In the beginning, Mr. Seokkyun Woo explained the reasons why machine learning (ML) and natural language processing (NLP) should be used in social sciences research. In his view, human interaction, communication, and culture expressed through digital texts have increased significantly so that digital texts can be an important source of information or data for performing research. For example, we can use texts of product reviews to study consumer behavior, use textual information to predict macroeconomic trends, or investigate knowledge production based on textual information based on a large number of academic publications. However, different from our common intuitively displayed numerical variables, the text itself has high-dimensional characteristics. If we want to use texts to carry out the above research, we need to use appropriate methods to handle text data. Fortunately, NLP can help us measure or classify text data at a quantitative level, thereby providing new data sources for subsequent causal inference analyses.

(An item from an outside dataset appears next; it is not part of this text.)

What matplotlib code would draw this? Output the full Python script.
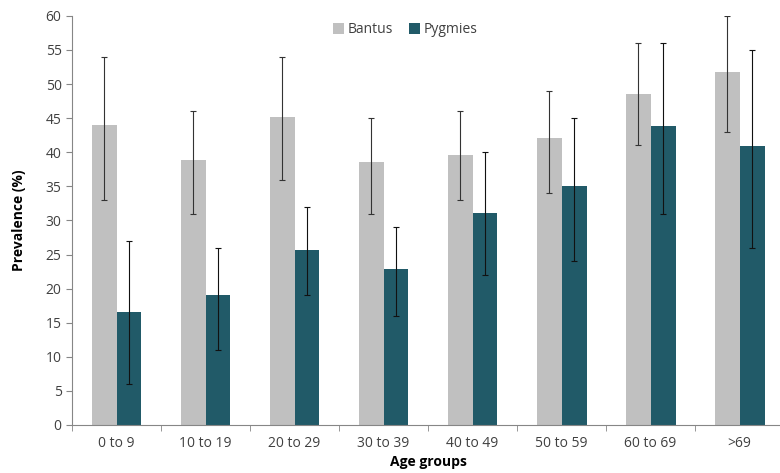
import numpy as np
import matplotlib.pyplot as plt

groups = ['0 to 9', '10 to 19', '20 to 29', '30 to 39', '40 to 49', '50 to 59', '60 to 69', '>69']
bantus = [44.0, 38.8, 45.2, 38.5, 39.6, 42.1, 48.6, 51.7]
bantus_lo = [33, 31, 36, 31, 33, 34, 41, 43]
bantus_hi = [54, 46, 54, 45, 46, 49, 56, 60]
pygmies = [16.6, 19.1, 25.6, 22.9, 31.1, 35.0, 43.8, 40.9]
pygmies_lo = [6, 11, 19, 16, 22, 24, 31, 26]
pygmies_hi = [27, 26, 32, 29, 40, 45, 56, 55]

plt.rcParams['font.family'] = ['Open Sans', 'DejaVu Sans']

fig = plt.figure(figsize=(7.8, 4.73), dpi=100)
ax = fig.add_axes([0.0923, 0.1015, 0.913, 0.865])

x = np.arange(len(groups))
w = 0.28
b_err = [np.array(bantus) - np.array(bantus_lo), np.array(bantus_hi) - np.array(bantus)]
p_err = [np.array(pygmies) - np.array(pygmies_lo), np.array(pygmies_hi) - np.array(pygmies)]
ax.bar(x - w/2, bantus, w, color='#c0c0c0', label='Bantus',
       yerr=b_err, error_kw=dict(ecolor='#333333', elinewidth=0.8, capsize=2, capthick=0.8))
ax.bar(x + w/2, pygmies, w, color='#215a68', label='Pygmies',
       yerr=p_err, error_kw=dict(ecolor='#111111', elinewidth=0.8, capsize=2, capthick=0.8))

ax.set_xlim(-0.5, len(groups) - 0.5)
ax.set_ylim(0, 60)
ax.set_yticks(range(0, 61, 5))
ax.set_xticks(x)
ax.set_xticklabels(groups)
ax.set_xticks(np.arange(-0.5, len(groups), 1), minor=True)
ax.tick_params(axis='x', which='major', length=0, pad=8, labelsize=10, labelcolor='#404040')
ax.tick_params(axis='x', which='minor', length=4, color='#868686')
ax.tick_params(axis='y', length=4, color='#868686', labelsize=10, labelcolor='#404040')

for s in ['top', 'right']:
    ax.spines[s].set_visible(False)
for s in ['left', 'bottom']:
    ax.spines[s].set_color('#868686')

ax.set_ylabel('Prevalence (%)', fontweight='bold', fontsize=10, labelpad=14)
ax.set_xlabel('Age groups', fontweight='bold', fontsize=10, labelpad=3)

ax.legend(loc='upper center', bbox_to_anchor=(0.468, 1.015), ncol=2, frameon=False,
          fontsize=10, handlelength=0.8, handleheight=0.8, handletextpad=0.3, columnspacing=1.1,
          labelcolor='#404040')

plt.savefig('out.png', dpi=100)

Subsequently, Mr. Seokkyun Woo introduced ML and NLP. He presented a recent study entitled, On the Shoulders of Fallen Giants: Understanding Scientists’ Behaviors Through Post-retraction Citations. This study was on the basis of the fact that even after scientific papers are retracted, hundreds of studies cite them as evidence. Based on the existing literature, Mr. Seokkyun Woo provided possible reasons for this fact, and provided a literature review on how to understand citation behavior from the perspectives of scientific normative structure, social construction, and perfunctory citations. He proposed two research questions: are post-retraction citations generated by the domains that exhibit a longer cognitive distance from the domain the retracted papers belong to; and if the cognitive distance is important, can this sloppy citation behavior be explained by scientists’ ignorance.
Based on the above two research questions, Mr.Seokkyun Woo proposed the hypotheses. The novelty of this research is the use of knowledge distance to measure the relevance between the cited reference and the citing paper. The knowledge distance is measured by NLP, specifically the word embedding methods. As a key concept in NLP, word embedding can be used to transform a word into a vector for mathematical processing, and generate a unique vector for a text file. The Cosine similarity is used to measure the cognitive distance between the cited text and the citing text. The size of the domains that is calculated using MeSH methods is included as a control. The results suggest that the cognitive distance has a significantly positive effect on post-retraction citations, while this effect is significant for publications that were published in journals with high journal impact factors. This finding indicates that the longer the cognitive distance between the cited reference and the citing paper, the higher the probability of the retracted paper getting cited after retraction.
At the end of the lecture, Mr. Seokkyun Woo concluded the study and discussed various topics with the audience.